Dietro la severità dei richiami disciplinari, si nasconde una paura più profonda: la paura della libertà. Perché la libertà, quando è reale, implica la possibilità del dissenso, della non adesione, della scelta. E ogni scelta mette in discussione l’autorità che pretende di rappresentare il “bene comune” in forma unica e indiscutibile.
C’è un paradosso, quasi tragico, in tutto questo. La scuola, luogo deputato alla formazione del pensiero critico, si trasforma nel primo spazio in cui il pensiero critico viene sanzionato. Il gesto dei quattro ragazzi – minuscolo nella sua materialità, ma dirompente nel suo significato – ha mostrato quanto fragile sia la nostra tolleranza, quanto sottile sia la distanza tra l’educazione alla cittadinanza e la sua parodia autoritaria.
Si potrebbe dire che quei ragazzi, tappandosi le orecchie, hanno compiuto un atto pedagogico: hanno ricordato agli adulti che la libertà non è unanimità, ma pluralità; che il rispetto non si misura nella partecipazione obbligata, ma nel riconoscimento della differenza; che la fede autentica non ha bisogno del consenso, ma si nutre del dubbio e dell’ascolto interiore.

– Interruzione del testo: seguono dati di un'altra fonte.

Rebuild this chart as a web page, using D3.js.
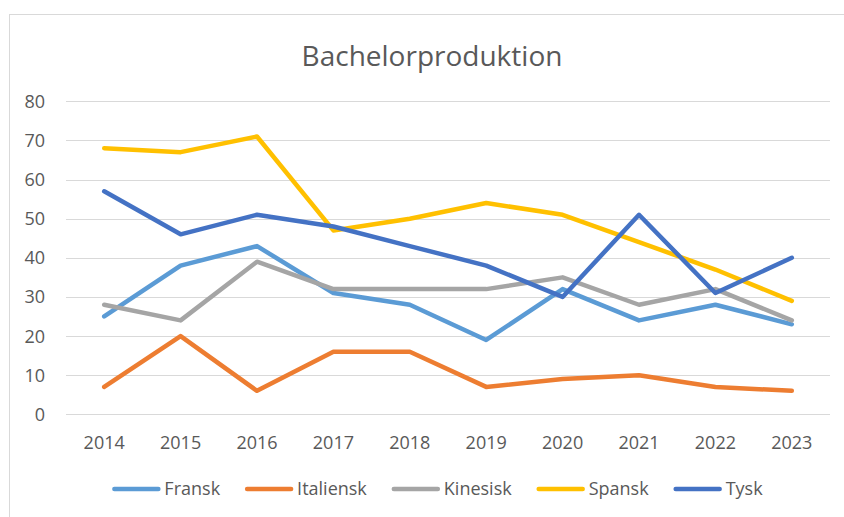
<!DOCTYPE html>
<html lang="en">
<head>
    <meta charset="UTF-8">
    <title>Bachelorproduktion</title>
    <script src="https://d3js.org/d3.v7.min.js"></script>
    <style>
        body { margin: 0; background: #fff; }
        svg { display: block; }
    </style>
</head>
<body>
    <svg id="chart"></svg>

    <script>
        const years = ["2014", "2015", "2016", "2017", "2018", "2019", "2020", "2021", "2022", "2023"];
        const seriesNames = ["Fransk", "Italiensk", "Kinesisk", "Spansk", "Tysk"];
        const fransk = [25, 38, 43, 31, 28, 19, 32, 24, 28, 23];
        const italiensk = [7, 20, 6, 16, 16, 7, 9, 10, 7, 6];
        const kinesisk = [28, 24, 39, 32, 32, 32, 35, 28, 32, 24];
        const spansk = [68, 67, 71, 47, 50, 54, 51, 44, 37, 29];
        const tysk = [57, 46, 51, 48, 43, 38, 30, 51, 31, 40];
        const yTicks = [0, 10, 20, 30, 40, 50, 60, 70, 80];
        const colors = ["#5B9BD5", "#ED7D31", "#A5A5A5", "#FFC000", "#4472C4"];

        const series = [fransk, italiensk, kinesisk, spansk, tysk];

        const W = 844, H = 517;
        const font = "'Open Sans', 'Noto Sans', sans-serif";
        const textColor = "#595959";

        const svg = d3.select("#chart")
            .attr("width", W)
            .attr("height", H)
            .style("font-family", font);

        // chart frame (only left/top edges fall inside the picture)
        svg.append("rect")
            .attr("x", 9.5).attr("y", 14.5)
            .attr("width", W + 20).attr("height", H + 20)
            .attr("fill", "#fff")
            .attr("stroke", "#d9d9d9");

        const x = d3.scaleBand()
            .domain(years)
            .range([66, 830]);

        const y = d3.scaleLinear()
            .domain([0, 80])
            .range([414.3, 101.3]);

        // title
        svg.append("text")
            .attr("x", 432)
            .attr("y", 66)
            .attr("text-anchor", "middle")
            .attr("fill", textColor)
            .style("font-size", "28px")
            .text("Bachelorproduktion");

        // gridlines
        svg.append("g")
            .selectAll("line")
            .data(yTicks)
            .join("line")
            .attr("x1", 66).attr("x2", 830)
            .attr("y1", d => Math.round(y(d)) + 0.5)
            .attr("y2", d => Math.round(y(d)) + 0.5)
            .attr("stroke", "#d9d9d9")
            .attr("stroke-width", 1);

        // y labels
        svg.append("g")
            .selectAll("text")
            .data(yTicks)
            .join("text")
            .attr("x", 45)
            .attr("y", d => y(d))
            .attr("dy", "0.36em")
            .attr("text-anchor", "end")
            .attr("fill", textColor)
            .style("font-size", "18px")
            .text(d => d);

        // x labels
        svg.append("g")
            .selectAll("text")
            .data(years)
            .join("text")
            .attr("x", d => x(d) + x.bandwidth() / 2)
            .attr("y", 449)
            .attr("text-anchor", "middle")
            .attr("fill", textColor)
            .style("font-size", "18px")
            .text(d => d);

        // lines
        const line = d3.line()
            .x((d, i) => x(years[i]) + x.bandwidth() / 2)
            .y(d => y(d));

        svg.append("g")
            .selectAll("path")
            .data(series)
            .join("path")
            .attr("d", line)
            .attr("fill", "none")
            .attr("stroke", (d, i) => colors[i])
            .attr("stroke-width", 4.5)
            .attr("stroke-linejoin", "round")
            .attr("stroke-linecap", "round");

        // legend
        const legend = svg.append("g");
        const swatchW = 48, gapText = 4, gapItem = 25, legendY = 489;
        let cx = 0;
        seriesNames.forEach((name, i) => {
            const g = legend.append("g").attr("transform", `translate(${cx},0)`);
            g.append("line")
                .attr("x1", 2).attr("x2", swatchW - 2)
                .attr("y1", legendY).attr("y2", legendY)
                .attr("stroke", colors[i])
                .attr("stroke-width", 4.5)
                .attr("stroke-linecap", "round");
            const t = g.append("text")
                .attr("x", swatchW + gapText)
                .attr("y", legendY)
                .attr("dy", "0.36em")
                .attr("fill", textColor)
                .style("font-size", "18px")
                .text(name);
            cx += swatchW + gapText + t.node().getComputedTextLength() + gapItem;
        });
        const legendW = cx - gapItem;
        legend.attr("transform", `translate(${437.5 - legendW / 2},0)`);
    </script>
</body>
</html>
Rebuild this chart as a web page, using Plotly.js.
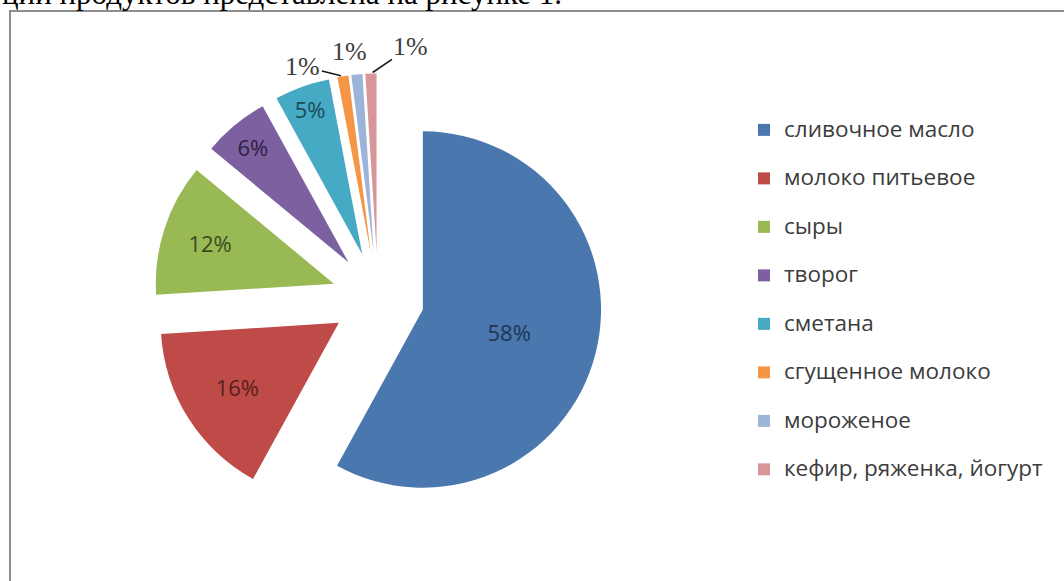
<!DOCTYPE html>
<html>
<head>
<meta charset="utf-8">
<script src="https://cdn.plot.ly/plotly-3.0.1.min.js"></script>
<style>
  html, body { margin: 0; padding: 0; background: #ffffff; }
  #chart { width: 1064px; height: 581px; }
</style>
</head>
<body>
<div id="chart"></div>
<script>
// ---- data ----
const categories = [
  "сливочное масло",
  "молоко питьевое",
  "сыры",
  "творог",
  "сметана",
  "сгущенное молоко",
  "мороженое",
  "кефир, ряженка, йогурт"
];
const shares = [58, 16, 12, 6, 5, 1, 1, 1];
const sliceColors = ["#4A78AE", "#BE4B48", "#98B954", "#7D60A0", "#46AAC5", "#F59646", "#9DB4DA", "#D9969A"];
const labelColors = ["#1E3557", "#5A1D1C", "#3A4A1E", "#2F2142", "#1C4A57", "#404040", "#404040", "#404040"];
// slices whose percentage is drawn inside; the rest get leader-line callouts
const labelPositions = ["inside", "inside", "inside", "inside", "inside", "none", "none", "none"];
const headerText = "ции продуктов представлена на рисунке 1.";

const W = 1064, H = 581;
const px = v => v / W;
const py = v => 1 - v / H;

// pie box (pixels) and explosion
const box = { x0: 153.5, x1: 602.5, y0: 73.5, y1: 522.5 };
const PULL = 0.26;

const trace = {
  type: "pie",
  labels: categories.map(c => "<span style='font-size:22.5px'>" + c + "</span><br> "),
  values: shares,
  sort: false,
  direction: "clockwise",
  rotation: 0,
  pull: shares.map(() => PULL),
  marker: { colors: sliceColors, line: { width: 0 } },
  textinfo: "percent",
  texttemplate: "%{percent:.0%}",
  textposition: labelPositions,
  insidetextorientation: "horizontal",
  textfont: { family: "Open Sans, sans-serif", size: 22, color: labelColors },
  domain: { x: [px(box.x0), px(box.x1)], y: [py(box.y1), py(box.y0)] },
  hoverinfo: "percent"
};

// callouts for the small slices: anchor on the outer arc at each slice's mid angle
const total = shares.reduce((a, b) => a + b, 0);
const cx = (box.x0 + box.x1) / 2, cy = (box.y0 + box.y1) / 2;
const R = Math.min(box.x1 - box.x0, box.y1 - box.y0) / (2 * (1 + PULL));
const calloutOffsets = { 5: [-40, -10, true], 6: [-7, -23, false], 7: [40, -27, true] };
const callouts = [];
let cum = 0;
shares.forEach((v, i) => {
  const mid = (cum + v / 2) / total * 2 * Math.PI;
  cum += v;
  if (labelPositions[i] !== "none") return;
  const d = R * (1 + PULL);
  const ax0 = cx + d * Math.sin(mid), ay0 = cy - d * Math.cos(mid);
  const o = calloutOffsets[i];
  const pct = Math.round(v / total * 100) + "%";
  const a = {
    text: pct, xref: "paper", yref: "paper", x: px(ax0), y: py(ay0),
    xanchor: "center", yanchor: "middle",
    font: { family: "Liberation Serif, Times New Roman, serif", size: 26, color: "#404040" }
  };
  if (o[2]) {
    Object.assign(a, { showarrow: true, arrowhead: 0, arrowwidth: 1.6, arrowcolor: "#1a1a1a", ax: o[0], ay: o[1], standoff: 2 });
  } else {
    Object.assign(a, { showarrow: false, xshift: o[0], yshift: -o[1] });
  }
  callouts.push(a);
});

const layout = {
  width: W,
  height: H,
  margin: { l: 0, r: 0, t: 0, b: 0, autoexpand: false },
  paper_bgcolor: "#ffffff",
  plot_bgcolor: "#ffffff",
  showlegend: true,
  legend: {
    x: px(744), xanchor: "left",
    y: py(112), yanchor: "top",
    valign: "top",
    font: { family: "Open Sans, sans-serif", size: 17.5, color: "#3C3C3C" },
    bgcolor: "rgba(0,0,0,0)",
    borderwidth: 0,
    tracegroupgap: 0
  },
  shapes: [{
    type: "rect", xref: "paper", yref: "paper",
    x0: px(10), x1: px(1075), y0: py(600), y1: py(11),
    line: { color: "#8E8E8E", width: 2 },
    fillcolor: "rgba(0,0,0,0)", layer: "below"
  }],
  annotations: [{
    text: headerText, xref: "paper", yref: "paper",
    x: 0, xanchor: "left", y: py(13), yanchor: "bottom",
    showarrow: false,
    font: { family: "Liberation Serif, Times New Roman, serif", size: 31, color: "#000000" }
  }].concat(callouts)
};

Plotly.newPlot("chart", [trace], layout, { displayModeBar: false, staticPlot: true });
</script>
</body>
</html>
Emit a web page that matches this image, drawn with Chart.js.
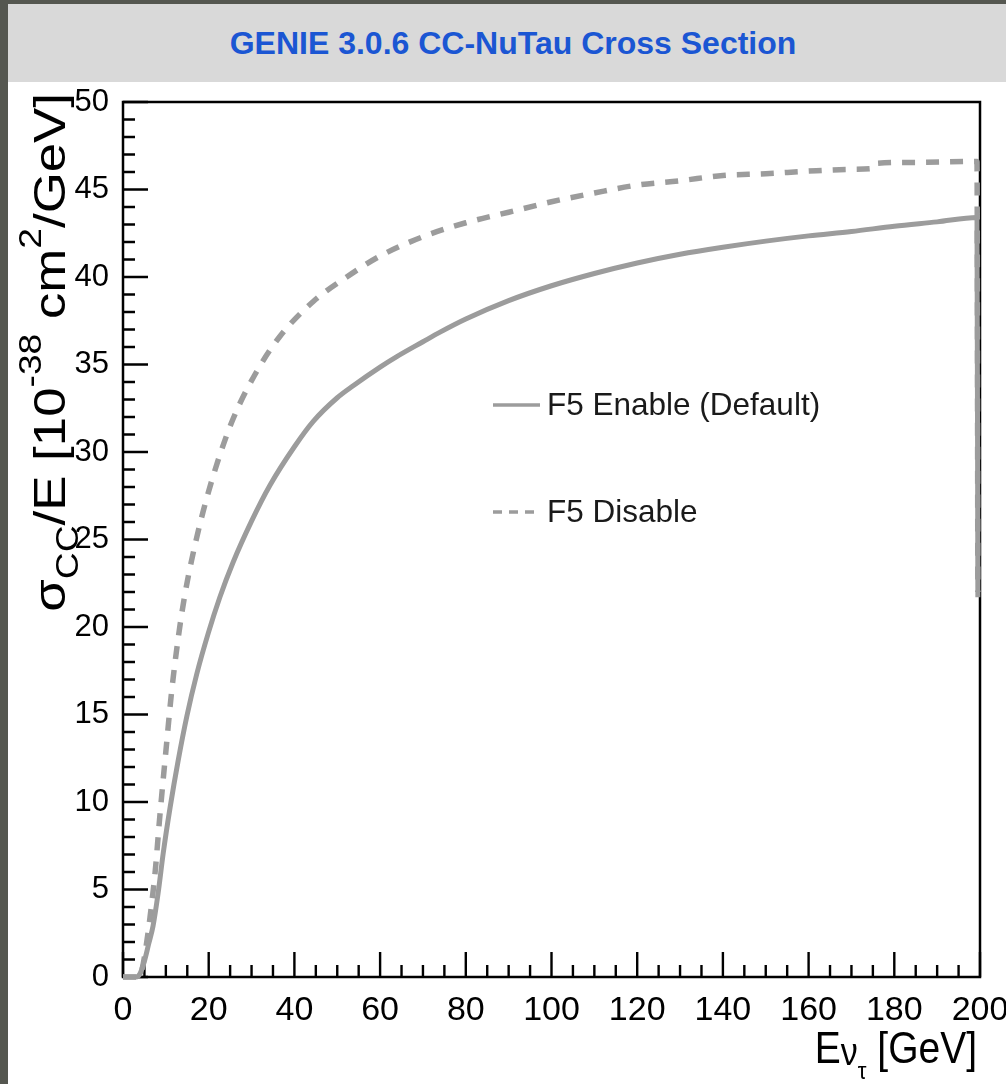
<!DOCTYPE html>
<html>
<head>
<meta charset="utf-8">
<script src="https://cdn.jsdelivr.net/npm/chart.js@4.4.1/dist/chart.umd.min.js"></script>
<style>
  html, body { margin: 0; padding: 0; }
  body { width: 1006px; height: 1084px; background: #555750; position: relative; overflow: hidden; }
  #panel { position: absolute; left: 8px; top: 4px; width: 998px; height: 1080px; background: #fff; }
  #title {
    height: 78px; background: #d9d9d9; color: #1b56d3;
    font: bold 32px/78px 'Liberation Sans', Arial, sans-serif;
    text-align: center; padding-left: 12px; box-sizing: border-box;
  }
  canvas { display: block; }
</style>
</head>
<body>
<div id="panel">
  <div id="title">GENIE 3.0.6 CC-NuTau Cross Section</div>
  <canvas id="xsec" width="998" height="1002"></canvas>
</div>
<script>
// F5 Enable (Default) - solid
const energyEnable = [0, 3, 4, 5.1, 6, 7, 8.2, 9.4, 11, 12.9, 14.9, 17.2, 19.9, 22.6, 25.7, 30, 34.3, 40, 44.4, 50,
    53.8, 60, 63.9, 70, 74, 80, 90, 100, 110, 120, 130, 140, 150, 160, 170, 180, 190, 199.3, 199.5];
const xsecEnable = [0, 0, 0.2, 1.0, 1.9, 2.9, 4.8, 7.1, 9.7, 12.4, 14.9, 17.3, 19.65, 21.7, 23.7, 26.05, 28.1, 30.3, 31.75, 33.1,
    33.8, 34.85, 35.45, 36.3, 36.85, 37.6, 38.65, 39.5, 40.2, 40.8, 41.3, 41.7, 42.05, 42.35, 42.6, 42.9, 43.15, 43.4, 21.7];

// F5 Disable - dashed
const energyDisable = [0, 3.5, 4.4, 5.3, 6.3, 7.5, 8.6, 10.2, 11.3, 12.9, 14.4, 16, 18.7, 21.9, 25.7, 31.2, 36.6, 44.4,
    52.2, 60, 70, 80, 90, 100, 110, 120, 130, 140, 150, 160, 170, 175, 176, 185, 199.3, 199.5];
const xsecDisable = [0, 0, 0.4, 1.6, 3.4, 6.0, 9.2, 13.4, 16.2, 19.4, 21.8, 23.8, 26.6, 29.3, 31.9, 34.6, 36.6, 38.6,
    40, 41.2, 42.3, 43.1, 43.7, 44.3, 44.8, 45.25, 45.5, 45.8, 45.9, 46.05, 46.15, 46.2, 46.5, 46.55, 46.6, 22];

const seriesLabels = ['F5 Enable (Default)', 'F5 Disable'];

const xTickValues = [0, 20, 40, 60, 80, 100, 120, 140, 160, 180, 200];
const xTickLabels = ['0', '20', '40', '60', '80', '100', '120', '140', '160', '180', '200'];
const yTickValues = [0, 5, 10, 15, 20, 25, 30, 35, 40, 45, 50];
const yTickLabels = ['0', '5', '10', '15', '20', '25', '30', '35', '40', '45', '50'];

const FONT = "'Liberation Sans', Arial, sans-serif";
const LINE_GRAY = '#9c9c9c';

function drawRich(ctx, parts, x, y, align) {
    let total = 0;
    parts.forEach(p => {
        ctx.font = p.size + 'px ' + FONT;
        p.w = ctx.measureText(p.text).width;
        total += p.w;
    });
    let cx = align === 'right' ? x - total : x;
    parts.forEach(p => {
        ctx.font = p.size + 'px ' + FONT;
        ctx.fillText(p.text, cx, y + p.dy);
        cx += p.w;
    });
}

// ROOT style frame with ticks drawn inside the pad
const rootFrame = {
    id: 'rootFrame',
    beforeDatasetsDraw(chart) {
        const ctx = chart.ctx;
        const a = chart.chartArea;
        const xs = chart.scales.x;
        const ys = chart.scales.y;
        ctx.save();
        ctx.strokeStyle = '#000';
        ctx.lineWidth = 2.5;
        ctx.strokeRect(a.left, a.top, a.right - a.left, a.bottom - a.top);
        ctx.lineWidth = 2.4;
        ctx.beginPath();
        for (let v = 0; v <= 200; v += 5) {
            const px = xs.getPixelForValue(v);
            const len = v % 20 === 0 ? 25 : 12;
            ctx.moveTo(px, a.bottom);
            ctx.lineTo(px, a.bottom - len);
        }
        for (let v = 0; v <= 50; v += 1) {
            const py = ys.getPixelForValue(v);
            const len = v % 5 === 0 ? 25 : 12;
            ctx.moveTo(a.left, py);
            ctx.lineTo(a.left + len, py);
        }
        ctx.stroke();
        ctx.restore();
    },
    afterDraw(chart) {
        const ctx = chart.ctx;
        ctx.save();
        ctx.fillStyle = '#000';
        ctx.textBaseline = 'alphabetic';

        // x title (slightly tall, like the ROOT output)
        ctx.save();
        ctx.translate(0, 981);
        ctx.scale(1, 1.12);
        drawRich(ctx, [
            { text: 'E', size: 39, dy: 0 },
            { text: 'ν', size: 34, dy: 2 },
            { text: 'τ', size: 22, dy: 14 },
            { text: ' [GeV]', size: 39, dy: 0 }
        ], 969, 0, 'right');
        ctx.restore();

        // y title, rotated and stretched along its length
        ctx.translate(57, 11);
        ctx.rotate(-Math.PI / 2);
        ctx.scale(1.2, 1);
        drawRich(ctx, [
            { text: 'σ', size: 44, dy: 0 },
            { text: 'CC', size: 31, dy: 13 },
            { text: '/E [10', size: 44, dy: 0 },
            { text: '-38', size: 31, dy: -24 },
            { text: ' cm', size: 44, dy: 0 },
            { text: '2', size: 31, dy: -24 },
            { text: '/GeV]', size: 44, dy: 0 }
        ], 0, 0, 'right');
        ctx.restore();

        // legend
        ctx.save();
        const ds = chart.data.datasets;
        const rows = [323, 430];
        ds.forEach((d, i) => {
            const y = rows[i];
            ctx.strokeStyle = d.borderColor;
            ctx.lineWidth = 3.5;
            ctx.setLineDash(d.borderDash && d.borderDash.length ? [9, 7] : []);
            ctx.beginPath();
            ctx.moveTo(485, y);
            ctx.lineTo(532, y);
            ctx.stroke();
            ctx.fillStyle = '#1a1a1a';
            ctx.font = '31.5px ' + FONT;
            ctx.textBaseline = 'middle';
            ctx.fillText(d.label, 539, y + 1);
        });
        ctx.restore();
    }
};

new Chart(document.getElementById('xsec'), {
    type: 'line',
    data: {
        datasets: [{
            label: seriesLabels[0],
            data: energyEnable.map((e, i) => ({ x: e, y: xsecEnable[i] })),
            borderColor: LINE_GRAY,
            borderWidth: 5,
            pointRadius: 0,
            cubicInterpolationMode: 'monotone',
            clip: false
        }, {
            label: seriesLabels[1],
            data: energyDisable.map((e, i) => ({ x: e, y: xsecDisable[i] })),
            borderColor: LINE_GRAY,
            borderWidth: 5.5,
            borderDash: [13, 11],
            pointRadius: 0,
            cubicInterpolationMode: 'monotone',
            clip: false
        }]
    },
    options: {
        responsive: false,
        animation: false,
        devicePixelRatio: 1,
        layout: { padding: { left: 0, top: 20, right: 26, bottom: 0 } },
        plugins: {
            legend: { display: false },
            tooltip: { enabled: false }
        },
        scales: {
            x: {
                type: 'linear',
                min: 0,
                max: 200,
                grid: { display: false },
                border: { display: false },
                ticks: {
                    color: '#000',
                    font: { family: FONT, size: 34 },
                    padding: 5,
                    maxRotation: 0,
                    autoSkip: false,
                    callback: (v, i) => xTickLabels[i]
                },
                afterBuildTicks: s => { s.ticks = xTickValues.map(v => ({ value: v })); },
                afterFit: s => { s.height = 107; s.paddingLeft = 0; s.paddingRight = 0; }
            },
            y: {
                type: 'linear',
                min: 0,
                max: 50,
                grid: { display: false },
                border: { display: false },
                ticks: {
                    color: '#000',
                    font: { family: FONT, size: 31 },
                    padding: 6,
                    autoSkip: false,
                    callback: (v, i) => yTickLabels[i]
                },
                afterBuildTicks: s => { s.ticks = yTickValues.map(v => ({ value: v })); },
                afterFit: s => { s.width = 115; s.paddingTop = 0; s.paddingBottom = 0; }
            }
        }
    },
    plugins: [rootFrame]
});
</script>
</body>
</html>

La vera lezione, dunque, non è per loro, ma per noi. Per una società che continua a confondere il rispetto con la sottomissione, la coesione con l’uniformità, e che si scandalizza di fronte a quattro mani che si chiudono sulle orecchie. Forse perché, in fondo, teme ciò che quel gesto rappresenta: la possibilità di dire “no” in silenzio, senza gridare, senza distruggere, ma con la sola forza di un atto consapevole.
È in gesti come questo – piccoli, ma eticamente limpidi – che si misura la maturità democratica di una nazione. E se davvero bastano quattro studenti che si tappano le orecchie per turbare la nostra quiete istituzionale, allora non sono loro a dover essere educati alla convivenza civile. Siamo noi, come comunità, a dover reimparare che la libertà non è una concessione dell’autorità, ma la sua misura.